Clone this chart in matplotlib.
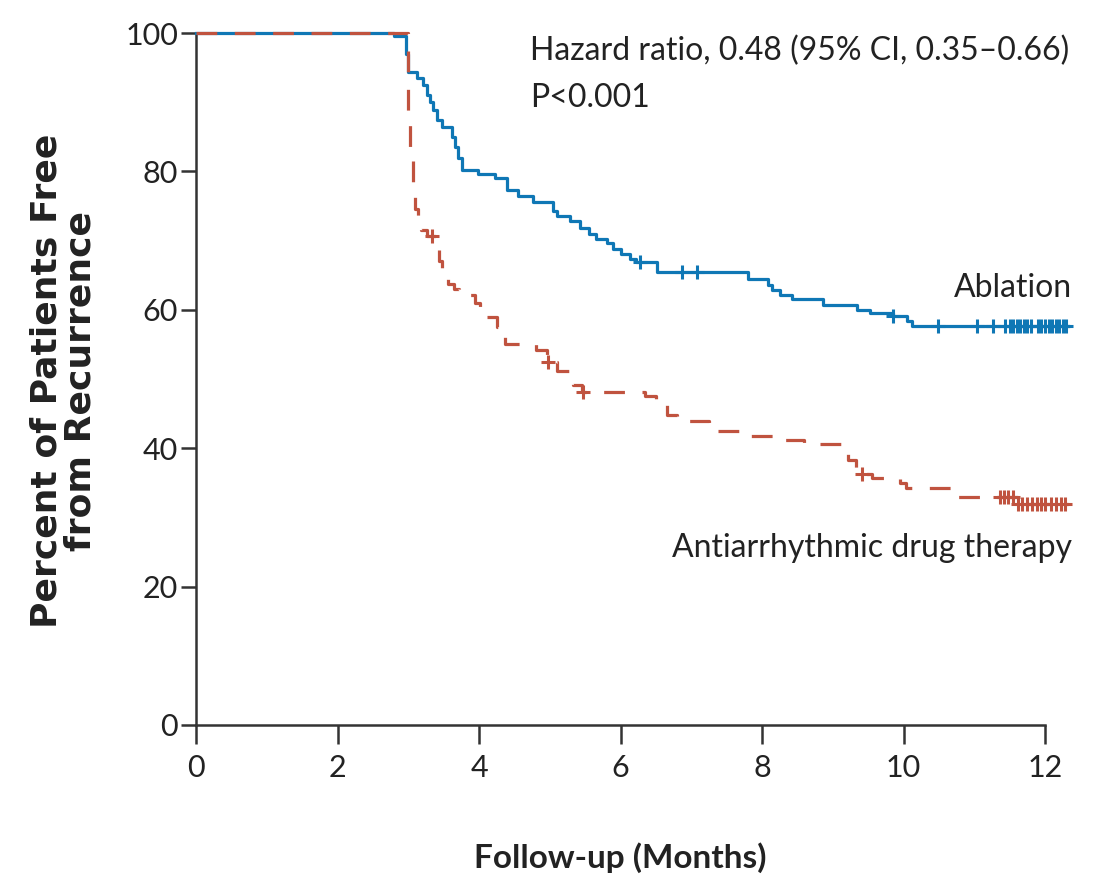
import numpy as np
import matplotlib
matplotlib.use("Agg")
import matplotlib.pyplot as plt

plt.rcParams["font.family"] = ["Lato", "DejaVu Sans"]

# Kaplan-Meier steps (months, percent free)
abl_t = [0, 2.80, 2.97, 3.00, 3.12, 3.21, 3.27, 3.31, 3.35, 3.40, 3.47, 3.62, 3.66,
         3.70, 3.76, 3.99, 4.23, 4.40, 4.55, 4.76, 5.05, 5.10, 5.29, 5.43, 5.55,
         5.65, 5.81, 5.89, 6.00, 6.13, 6.22, 6.51, 7.80, 8.08, 8.14, 8.25, 8.42,
         8.86, 9.34, 9.52, 9.85, 10.05, 10.12, 12.33]
abl_s = [100, 99.6, 97.0, 94.4, 93.5, 92.5, 91.0, 90.0, 88.9, 87.5, 86.4, 85.0, 83.5,
         82.0, 80.2, 79.6, 79.0, 77.3, 76.5, 75.6, 74.3, 73.5, 72.8, 71.8, 71.0,
         70.3, 69.6, 68.8, 68.0, 67.4, 66.9, 65.4, 64.5, 63.6, 62.8, 62.2, 61.5,
         60.7, 60.0, 59.6, 59.1, 58.4, 57.7, 57.7]
abl_cens = [6.27, 6.87, 7.08, 9.85, 10.49, 11.04, 11.27, 11.43, 11.50, 11.55, 11.60,
            11.65, 11.70, 11.75, 11.80, 11.90, 11.95, 12.00, 12.05, 12.10, 12.15,
            12.20, 12.25, 12.30]

drug_t = [0, 3.00, 3.03, 3.06, 3.10, 3.14, 3.18, 3.27, 3.40, 3.43, 3.48, 3.56, 3.65,
          3.72, 3.94, 4.02, 4.08, 4.25, 4.31, 4.37, 4.80, 4.96, 5.10, 5.33, 5.45,
          6.35, 6.50, 6.65, 6.80, 7.25, 7.32, 7.75, 7.82, 8.20, 8.60, 9.15, 9.22,
          9.33, 9.40, 9.55, 9.95, 10.03, 10.75, 11.62, 12.33]
drug_s = [100, 88.0, 82.0, 77.5, 74.5, 73.0, 71.5, 70.6, 69.5, 67.0, 65.0, 63.8, 63.0,
          62.2, 61.0, 59.8, 58.9, 57.5, 56.5, 55.1, 54.2, 52.5, 51.2, 49.1, 48.1,
          47.6, 46.5, 44.8, 44.0, 43.2, 42.5, 42.0, 41.7, 41.2, 40.6, 39.5, 38.3,
          37.0, 36.2, 35.7, 35.0, 34.2, 32.9, 32.0, 32.0]
drug_cens = [3.34, 4.98, 5.47, 9.41, 11.36, 11.42, 11.48, 11.55, 11.62, 11.68, 11.75,
             11.82, 11.88, 11.95, 12.00, 12.08, 12.15, 12.22, 12.28]

x_ticks = [0, 2, 4, 6, 8, 10, 12]
y_ticks = [0, 20, 40, 60, 80, 100]

blue = "#0f77b5"
red = "#c0533f"
ink = "#222222"


def step_value(t, s, x):
    idx = np.searchsorted(t, x, side="right") - 1
    return np.asarray(s)[idx]


fig = plt.figure(figsize=(11.02, 8.90), dpi=100)
ax = fig.add_axes([0.1779, 0.1854, 0.7704, 0.7775])

ax.step(abl_t, abl_s, where="post", color=blue, lw=2.3, clip_on=False, zorder=3)
ax.plot(abl_cens, step_value(abl_t, abl_s, abl_cens), ls="none", marker="+",
        ms=10, mew=2.2, color=blue, clip_on=False, zorder=3)

ax.step(drug_t, drug_s, where="post", color=red, lw=2.3, ls=(0, (6.5, 5.5)),
        clip_on=False, zorder=4)
ax.plot(drug_cens, step_value(drug_t, drug_s, drug_cens), ls="none", marker="+",
        ms=10, mew=2.2, color=red, clip_on=False, zorder=4)

ax.set_xlim(0, 12)
ax.set_ylim(0, 100)
ax.set_xticks(x_ticks)
ax.set_yticks(y_ticks)
for side in ["top", "right"]:
    ax.spines[side].set_visible(False)
for side in ["left", "bottom"]:
    ax.spines[side].set_linewidth(1.8)
    ax.spines[side].set_color("#333333")
ax.tick_params(axis="x", direction="out", length=14, width=1.8, color="#333333",
               pad=7, labelsize=22, labelcolor=ink)
ax.tick_params(axis="y", direction="out", length=11, width=1.8, color="#333333",
               pad=2, labelsize=22, labelcolor=ink)

fig.text(0.481, 0.960, "Hazard ratio, 0.48 (95% CI, 0.35\u20130.66)\nP<0.001",
         ha="left", va="top", fontsize=23, color=ink, linespacing=1.7)
fig.text(0.9728, 0.6663, "Ablation", ha="right", va="baseline", fontsize=23, color=ink)
fig.text(0.9728, 0.374, "Antiarrhythmic drug therapy", ha="right", va="baseline",
         fontsize=23, color=ink)

fig.text(0.5626, 0.036, "Follow-up (Months)", ha="center", va="center",
         fontsize=24, fontweight="bold", color=ink)
fig.text(0.058, 0.572, "Percent of Patients Free\nfrom Recurrence", ha="center",
         va="center", rotation=90, fontsize=26, fontweight="bold", color=ink,
         linespacing=1.0, family=["DejaVu Sans"])

fig.savefig("out.png", dpi=100)
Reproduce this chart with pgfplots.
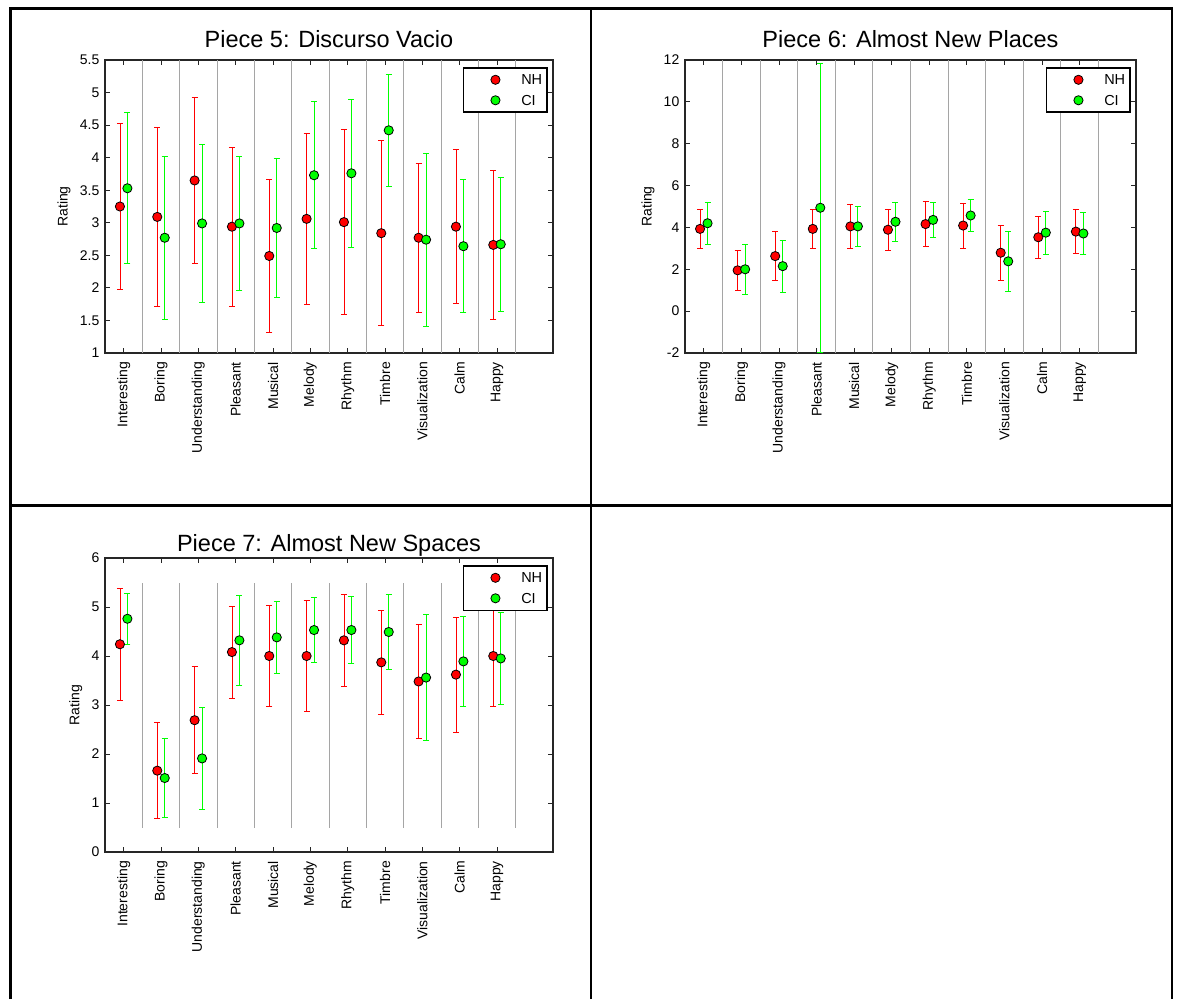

STATED PROBLEM:
Using the material above, return every line exactly as it appears, minus the pictures.

OUTPUT FOR THIS TASK:
Clone this chart in matplotlib.
import numpy as np
import matplotlib
matplotlib.use("Agg")
import matplotlib.pyplot as plt

plt.rcParams["font.family"] = ["Lato", "DejaVu Sans"]

# Kaplan-Meier steps (months, percent free)
abl_t = [0, 2.80, 2.97, 3.00, 3.12, 3.21, 3.27, 3.31, 3.35, 3.40, 3.47, 3.62, 3.66,
         3.70, 3.76, 3.99, 4.23, 4.40, 4.55, 4.76, 5.05, 5.10, 5.29, 5.43, 5.55,
         5.65, 5.81, 5.89, 6.00, 6.13, 6.22, 6.51, 7.80, 8.08, 8.14, 8.25, 8.42,
         8.86, 9.34, 9.52, 9.85, 10.05, 10.12, 12.33]
abl_s = [100, 99.6, 97.0, 94.4, 93.5, 92.5, 91.0, 90.0, 88.9, 87.5, 86.4, 85.0, 83.5,
         82.0, 80.2, 79.6, 79.0, 77.3, 76.5, 75.6, 74.3, 73.5, 72.8, 71.8, 71.0,
         70.3, 69.6, 68.8, 68.0, 67.4, 66.9, 65.4, 64.5, 63.6, 62.8, 62.2, 61.5,
         60.7, 60.0, 59.6, 59.1, 58.4, 57.7, 57.7]
abl_cens = [6.27, 6.87, 7.08, 9.85, 10.49, 11.04, 11.27, 11.43, 11.50, 11.55, 11.60,
            11.65, 11.70, 11.75, 11.80, 11.90, 11.95, 12.00, 12.05, 12.10, 12.15,
            12.20, 12.25, 12.30]

drug_t = [0, 3.00, 3.03, 3.06, 3.10, 3.14, 3.18, 3.27, 3.40, 3.43, 3.48, 3.56, 3.65,
          3.72, 3.94, 4.02, 4.08, 4.25, 4.31, 4.37, 4.80, 4.96, 5.10, 5.33, 5.45,
          6.35, 6.50, 6.65, 6.80, 7.25, 7.32, 7.75, 7.82, 8.20, 8.60, 9.15, 9.22,
          9.33, 9.40, 9.55, 9.95, 10.03, 10.75, 11.62, 12.33]
drug_s = [100, 88.0, 82.0, 77.5, 74.5, 73.0, 71.5, 70.6, 69.5, 67.0, 65.0, 63.8, 63.0,
          62.2, 61.0, 59.8, 58.9, 57.5, 56.5, 55.1, 54.2, 52.5, 51.2, 49.1, 48.1,
          47.6, 46.5, 44.8, 44.0, 43.2, 42.5, 42.0, 41.7, 41.2, 40.6, 39.5, 38.3,
          37.0, 36.2, 35.7, 35.0, 34.2, 32.9, 32.0, 32.0]
drug_cens = [3.34, 4.98, 5.47, 9.41, 11.36, 11.42, 11.48, 11.55, 11.62, 11.68, 11.75,
             11.82, 11.88, 11.95, 12.00, 12.08, 12.15, 12.22, 12.28]

x_ticks = [0, 2, 4, 6, 8, 10, 12]
y_ticks = [0, 20, 40, 60, 80, 100]

blue = "#0f77b5"
red = "#c0533f"
ink = "#222222"


def step_value(t, s, x):
    idx = np.searchsorted(t, x, side="right") - 1
    return np.asarray(s)[idx]


fig = plt.figure(figsize=(11.02, 8.90), dpi=100)
ax = fig.add_axes([0.1779, 0.1854, 0.7704, 0.7775])

ax.step(abl_t, abl_s, where="post", color=blue, lw=2.3, clip_on=False, zorder=3)
ax.plot(abl_cens, step_value(abl_t, abl_s, abl_cens), ls="none", marker="+",
        ms=10, mew=2.2, color=blue, clip_on=False, zorder=3)

ax.step(drug_t, drug_s, where="post", color=red, lw=2.3, ls=(0, (6.5, 5.5)),
        clip_on=False, zorder=4)
ax.plot(drug_cens, step_value(drug_t, drug_s, drug_cens), ls="none", marker="+",
        ms=10, mew=2.2, color=red, clip_on=False, zorder=4)

ax.set_xlim(0, 12)
ax.set_ylim(0, 100)
ax.set_xticks(x_ticks)
ax.set_yticks(y_ticks)
for side in ["top", "right"]:
    ax.spines[side].set_visible(False)
for side in ["left", "bottom"]:
    ax.spines[side].set_linewidth(1.8)
    ax.spines[side].set_color("#333333")
ax.tick_params(axis="x", direction="out", length=14, width=1.8, color="#333333",
               pad=7, labelsize=22, labelcolor=ink)
ax.tick_params(axis="y", direction="out", length=11, width=1.8, color="#333333",
               pad=2, labelsize=22, labelcolor=ink)

fig.text(0.481, 0.960, "Hazard ratio, 0.48 (95% CI, 0.35\u20130.66)\nP<0.001",
         ha="left", va="top", fontsize=23, color=ink, linespacing=1.7)
fig.text(0.9728, 0.6663, "Ablation", ha="right", va="baseline", fontsize=23, color=ink)
fig.text(0.9728, 0.374, "Antiarrhythmic drug therapy", ha="right", va="baseline",
         fontsize=23, color=ink)

fig.text(0.5626, 0.036, "Follow-up (Months)", ha="center", va="center",
         fontsize=24, fontweight="bold", color=ink)
fig.text(0.058, 0.572, "Percent of Patients Free\nfrom Recurrence", ha="center",
         va="center", rotation=90, fontsize=26, fontweight="bold", color=ink,
         linespacing=1.0, family=["DejaVu Sans"])

fig.savefig("out.png", dpi=100)
Reproduce this chart with pgfplots.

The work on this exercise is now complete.